De Zelfredzaamheid-Matrix en Mijn Positieve Gezondheid zijn twee elkaar aanvullende instrumenten die toegepast worden in de interactie tussen cliënt en professional. De ZRM is een objectief en normatief meetinstrument, terwijl MPG een instrument is voor een gesprek over de subjectieve beleving en de intrinsieke motivatie voor verandering. Ze hebben elk hun eigen toepassingsmogelijkheden en zijn niet inwisselbaar. Wel kunnen ze heel goed naast elkaar gebruikt worden. Het gespreksinstrument MPG kan bijvoorbeeld gebruikt worden voor het voeren van een open en breed gesprek waarin ook informatie voor het beoordelen van het functioneren met de ZRM wordt verzameld.
Een cliëntgesprek zou niet uitsluitend over de subjectieve beleving en ervaring van de cliënt, noch alleen maar over zijn/haar objectief functioneren moeten gaan. Beide aspecten zijn van belang om passende en effectieve zorg en ondersteuning te kunnen bieden.
Zowel de ZRM als MPG hebben naast hun sterke punten ook beperkingen. De ZRM is niet geschikt om een cliënt te motiveren en/of te activeren omdat het instrument niet aansluit bij de intrinsieke motivatie. Het blijkt soms zelfs averechts te kunnen werken als cliënten het gevoel krijgen ‘in een hokje’ geplaatst te worden. De ZRM geeft alleen informatie over het actuele functioneren van de cliënt. Informatie over cliëntwensen, cliëntdoelen, de ondersteuningsbehoefte en het aanbod, essentieel voor besluitvorming over te bieden zorg of ondersteuning, moet op een andere manier worden verzameld.
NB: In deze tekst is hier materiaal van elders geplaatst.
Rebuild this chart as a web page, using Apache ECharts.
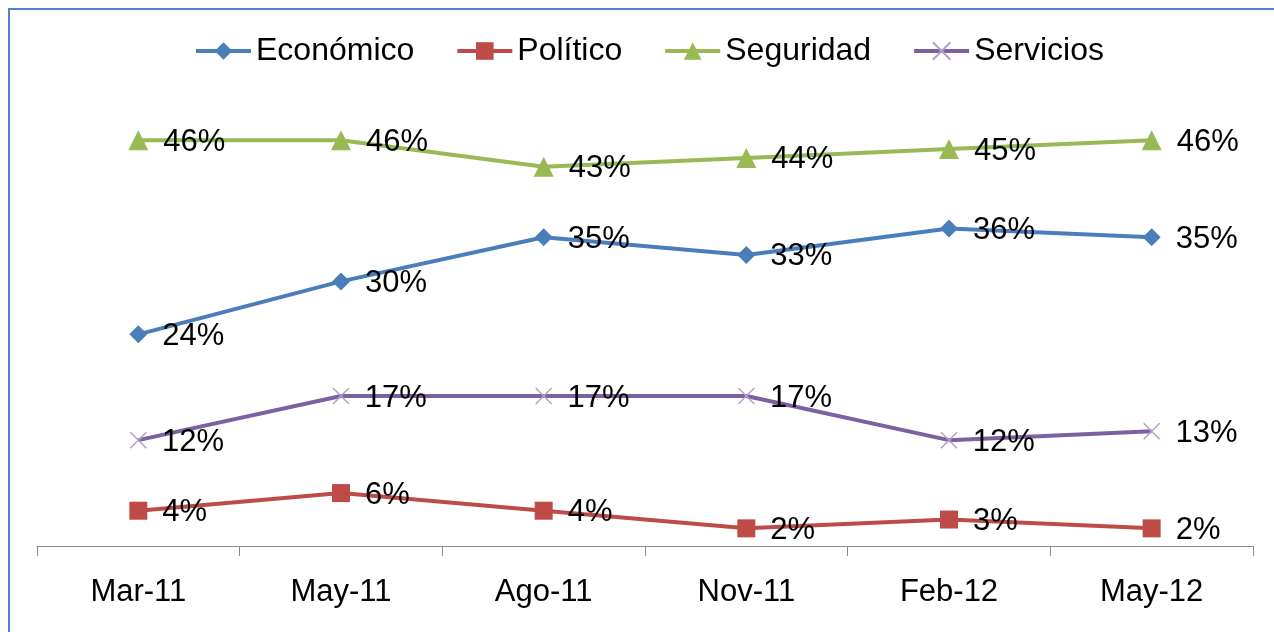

MPG stelt daarentegen enige eisen aan het cognitief en reflectief vermogen van de cliënt. Cliënten die ernstig verward zijn of verstrikt zijn geraakt in hun eigen problematiek zullen niet in staat zijn haalbare veranderbehoeften te verwoorden. Verder zijn er vragen gesteld over de validiteit van de dimensies en indicatoren van MPG [7].
In relatie tot MPG en de ZRM maakt MijnZRM, als zelfbeoordelingsinstrument volgens een normatief kader, aangevuld met vragen over de beleving van het functioneren en veranderwensen, een derde weg mogelijk. Daarmee biedt MijnZRM binnen één instrument veel van de informatie die de ZRM en MPG opleveren. Dit kan het beste van twee werelden zijn, maar draagt ook het risico in zich twee onverenigbare aspecten (de normatieve beoordeling en de subjectieve beleving) te willen combineren. Nader onderzoek zou moeten uitwijzen wat de verschillen zijn in cliëntenperspectief tussen een volledig subjectieve beoordeling, zoals MPG, versus een combinatie met het normatieve instrument. MPG en de ZRM bieden volledig andere informatie over dezelfde onderwerpen, namelijk informatie over de subjectieve ervaring van het functioneren op de belangrijkste domeinen van het leven, en over het objectieve, actuele functioneren op die levensdomeinen. Het is daarom waarschijnlijk dat de zelfwaardering met MPG een heel ander beeld van het functioneren geeft dan met de beoordeling van het functioneren op de ZRM wordt verkregen. Ook de op basis van MPG geuite veranderbehoefte van de cliënt zou behoorlijk kunnen verschillen van de met de ZRM gevonden zorgbehoefte. Door beide instrumenten naast elkaar te gebruiken en subjectieve ervaringen en intrinsieke motivatie naast objectieve waarnemingen te leggen is een verdieping van het gesprek tussen professional en cliënt mogelijk, en kan de meest passende, wenselijke en effectieve zorg en ondersteuning worden geboden, de ontwikkeling van het functioneren van de cliënt worden gevolgd en het aanbod worden geëvalueerd.